Write out again exactly the lines from the one containing "Give me the D3.js source for this chart." through the one containing "color = d3.scaleOrdinal().domain(seriesNames).range(colors);", both included, and omit the pictures.
:: Given data ::
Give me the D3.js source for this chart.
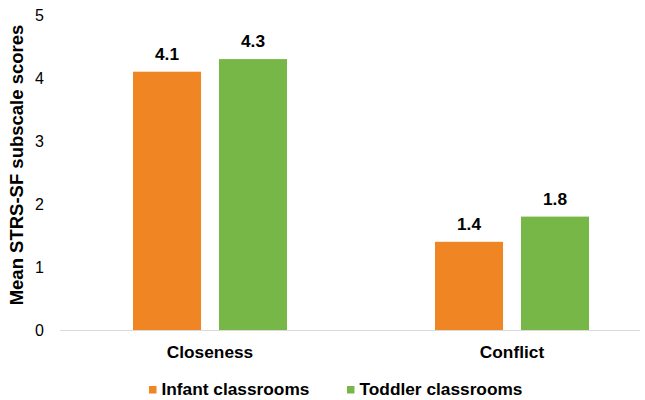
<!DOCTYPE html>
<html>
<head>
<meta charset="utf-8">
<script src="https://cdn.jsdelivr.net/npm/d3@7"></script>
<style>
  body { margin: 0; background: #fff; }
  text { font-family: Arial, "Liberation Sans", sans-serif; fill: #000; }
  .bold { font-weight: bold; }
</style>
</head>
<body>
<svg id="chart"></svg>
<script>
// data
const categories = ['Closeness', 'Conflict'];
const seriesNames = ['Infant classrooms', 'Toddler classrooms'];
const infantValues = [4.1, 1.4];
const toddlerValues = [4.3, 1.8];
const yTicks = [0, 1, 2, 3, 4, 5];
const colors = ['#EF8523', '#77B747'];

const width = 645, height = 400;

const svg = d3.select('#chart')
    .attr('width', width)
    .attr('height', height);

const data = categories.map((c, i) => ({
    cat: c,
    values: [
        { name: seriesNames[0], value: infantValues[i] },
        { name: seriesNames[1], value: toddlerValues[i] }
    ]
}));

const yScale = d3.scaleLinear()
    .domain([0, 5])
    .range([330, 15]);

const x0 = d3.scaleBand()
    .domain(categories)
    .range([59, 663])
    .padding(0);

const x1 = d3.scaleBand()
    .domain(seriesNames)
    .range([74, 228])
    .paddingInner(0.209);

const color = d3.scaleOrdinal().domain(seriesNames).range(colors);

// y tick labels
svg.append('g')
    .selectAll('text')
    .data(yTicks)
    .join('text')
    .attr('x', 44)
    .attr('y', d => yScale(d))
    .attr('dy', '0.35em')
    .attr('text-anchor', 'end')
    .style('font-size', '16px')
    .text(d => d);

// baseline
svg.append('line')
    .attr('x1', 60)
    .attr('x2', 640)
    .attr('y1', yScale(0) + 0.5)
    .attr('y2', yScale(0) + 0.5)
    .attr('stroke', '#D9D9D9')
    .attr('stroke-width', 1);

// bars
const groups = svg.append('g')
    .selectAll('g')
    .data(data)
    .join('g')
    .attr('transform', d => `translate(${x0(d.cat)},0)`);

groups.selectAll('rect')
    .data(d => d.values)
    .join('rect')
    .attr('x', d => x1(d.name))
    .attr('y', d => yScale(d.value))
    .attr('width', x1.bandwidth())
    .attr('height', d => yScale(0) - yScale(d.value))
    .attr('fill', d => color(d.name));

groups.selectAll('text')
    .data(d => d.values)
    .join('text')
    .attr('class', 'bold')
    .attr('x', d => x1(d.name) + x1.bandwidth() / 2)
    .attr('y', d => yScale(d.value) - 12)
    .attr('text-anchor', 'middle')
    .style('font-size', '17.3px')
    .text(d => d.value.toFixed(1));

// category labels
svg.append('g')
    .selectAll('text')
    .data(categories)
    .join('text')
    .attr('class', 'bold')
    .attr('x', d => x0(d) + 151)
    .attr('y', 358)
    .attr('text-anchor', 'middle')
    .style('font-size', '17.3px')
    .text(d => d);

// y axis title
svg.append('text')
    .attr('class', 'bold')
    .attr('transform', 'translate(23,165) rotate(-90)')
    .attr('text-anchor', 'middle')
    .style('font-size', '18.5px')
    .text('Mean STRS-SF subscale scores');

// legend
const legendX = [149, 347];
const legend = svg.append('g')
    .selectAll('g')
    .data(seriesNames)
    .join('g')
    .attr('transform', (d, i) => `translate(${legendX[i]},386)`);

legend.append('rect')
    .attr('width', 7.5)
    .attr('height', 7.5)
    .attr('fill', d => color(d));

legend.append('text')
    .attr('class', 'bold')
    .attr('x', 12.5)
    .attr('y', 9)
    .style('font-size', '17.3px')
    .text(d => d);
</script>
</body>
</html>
:::
:: Given data ::
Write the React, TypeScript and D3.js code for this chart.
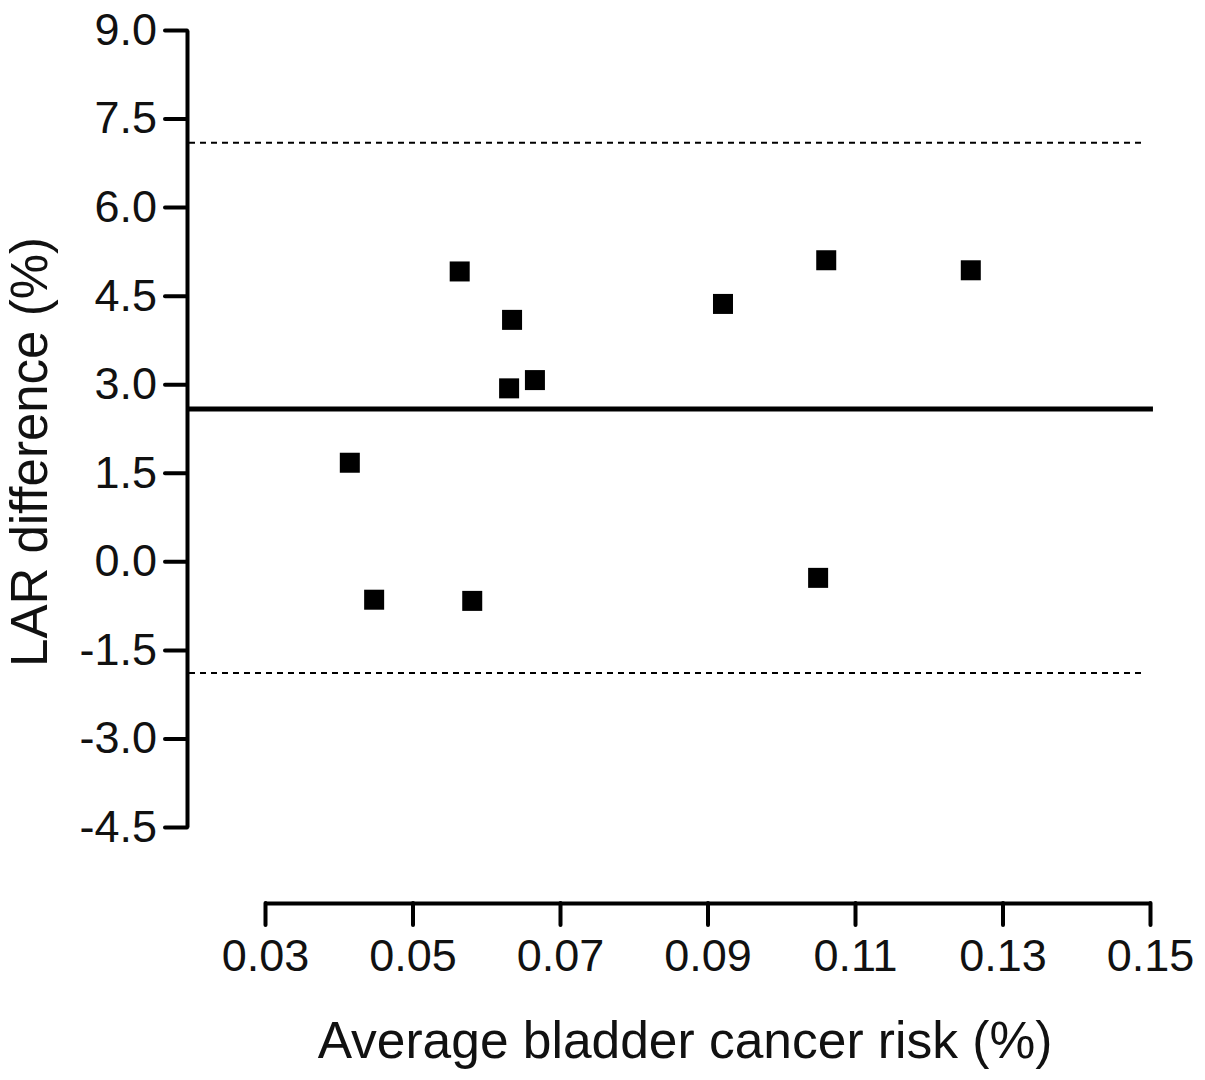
:::
:: Given data ::
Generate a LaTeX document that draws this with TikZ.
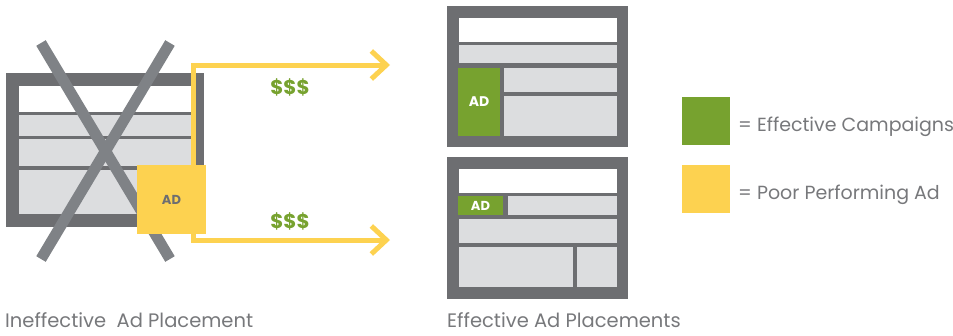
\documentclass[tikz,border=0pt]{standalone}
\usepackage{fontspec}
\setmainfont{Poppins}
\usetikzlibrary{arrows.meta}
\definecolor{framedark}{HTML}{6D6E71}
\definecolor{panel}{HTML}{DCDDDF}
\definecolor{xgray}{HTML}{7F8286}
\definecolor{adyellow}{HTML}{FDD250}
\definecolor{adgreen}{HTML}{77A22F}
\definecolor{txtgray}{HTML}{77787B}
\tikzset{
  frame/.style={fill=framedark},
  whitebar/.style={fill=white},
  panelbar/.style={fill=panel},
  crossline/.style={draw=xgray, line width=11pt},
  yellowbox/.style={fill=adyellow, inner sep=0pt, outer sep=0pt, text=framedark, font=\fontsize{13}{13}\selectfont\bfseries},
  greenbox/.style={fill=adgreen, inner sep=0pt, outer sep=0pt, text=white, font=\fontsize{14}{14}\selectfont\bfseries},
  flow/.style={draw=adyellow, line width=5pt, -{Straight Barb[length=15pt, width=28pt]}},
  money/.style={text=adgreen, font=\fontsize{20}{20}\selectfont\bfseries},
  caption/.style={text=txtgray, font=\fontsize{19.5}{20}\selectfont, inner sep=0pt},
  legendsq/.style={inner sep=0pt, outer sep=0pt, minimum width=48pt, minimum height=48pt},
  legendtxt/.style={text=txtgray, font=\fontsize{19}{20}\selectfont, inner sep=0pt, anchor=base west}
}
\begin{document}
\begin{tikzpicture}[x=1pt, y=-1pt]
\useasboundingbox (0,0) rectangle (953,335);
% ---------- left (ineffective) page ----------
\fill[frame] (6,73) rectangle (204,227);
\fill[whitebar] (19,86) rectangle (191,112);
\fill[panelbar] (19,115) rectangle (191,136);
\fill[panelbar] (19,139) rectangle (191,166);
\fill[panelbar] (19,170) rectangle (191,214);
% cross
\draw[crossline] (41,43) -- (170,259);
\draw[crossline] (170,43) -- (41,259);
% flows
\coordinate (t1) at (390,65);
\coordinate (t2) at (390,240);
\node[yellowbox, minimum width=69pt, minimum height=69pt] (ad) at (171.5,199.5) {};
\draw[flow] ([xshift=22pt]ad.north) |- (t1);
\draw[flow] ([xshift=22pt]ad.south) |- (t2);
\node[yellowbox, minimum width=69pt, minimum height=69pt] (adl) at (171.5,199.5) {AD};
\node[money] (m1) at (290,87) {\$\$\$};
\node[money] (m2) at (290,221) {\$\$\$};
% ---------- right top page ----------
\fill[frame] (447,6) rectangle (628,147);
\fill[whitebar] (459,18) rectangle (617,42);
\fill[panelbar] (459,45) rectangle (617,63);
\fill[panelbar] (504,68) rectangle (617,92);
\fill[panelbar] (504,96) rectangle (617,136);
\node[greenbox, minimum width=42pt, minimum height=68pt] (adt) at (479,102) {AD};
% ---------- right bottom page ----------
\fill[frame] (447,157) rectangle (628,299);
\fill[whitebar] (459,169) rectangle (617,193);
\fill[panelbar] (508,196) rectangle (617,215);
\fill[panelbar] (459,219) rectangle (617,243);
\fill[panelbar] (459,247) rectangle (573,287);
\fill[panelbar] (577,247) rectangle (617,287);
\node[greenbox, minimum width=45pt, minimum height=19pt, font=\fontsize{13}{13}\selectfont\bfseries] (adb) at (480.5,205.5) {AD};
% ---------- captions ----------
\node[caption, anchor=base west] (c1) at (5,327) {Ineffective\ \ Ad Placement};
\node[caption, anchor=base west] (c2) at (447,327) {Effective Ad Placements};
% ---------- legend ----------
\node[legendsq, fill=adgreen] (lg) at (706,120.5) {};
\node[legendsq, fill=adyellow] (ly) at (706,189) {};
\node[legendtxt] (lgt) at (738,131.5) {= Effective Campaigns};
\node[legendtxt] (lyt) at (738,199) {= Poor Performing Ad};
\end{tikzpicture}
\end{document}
:::
=== Solution for this problem ===
Give me the D3.js source for this chart.
<!DOCTYPE html>
<html>
<head>
<meta charset="utf-8">
<script src="https://cdn.jsdelivr.net/npm/d3@7"></script>
<style>
  body { margin: 0; background: #fff; }
  text { font-family: Arial, "Liberation Sans", sans-serif; fill: #000; }
  .bold { font-weight: bold; }
</style>
</head>
<body>
<svg id="chart"></svg>
<script>
// data
const categories = ['Closeness', 'Conflict'];
const seriesNames = ['Infant classrooms', 'Toddler classrooms'];
const infantValues = [4.1, 1.4];
const toddlerValues = [4.3, 1.8];
const yTicks = [0, 1, 2, 3, 4, 5];
const colors = ['#EF8523', '#77B747'];

const width = 645, height = 400;

const svg = d3.select('#chart')
    .attr('width', width)
    .attr('height', height);

const data = categories.map((c, i) => ({
    cat: c,
    values: [
        { name: seriesNames[0], value: infantValues[i] },
        { name: seriesNames[1], value: toddlerValues[i] }
    ]
}));

const yScale = d3.scaleLinear()
    .domain([0, 5])
    .range([330, 15]);

const x0 = d3.scaleBand()
    .domain(categories)
    .range([59, 663])
    .padding(0);

const x1 = d3.scaleBand()
    .domain(seriesNames)
    .range([74, 228])
    .paddingInner(0.209);

const color = d3.scaleOrdinal().domain(seriesNames).range(colors);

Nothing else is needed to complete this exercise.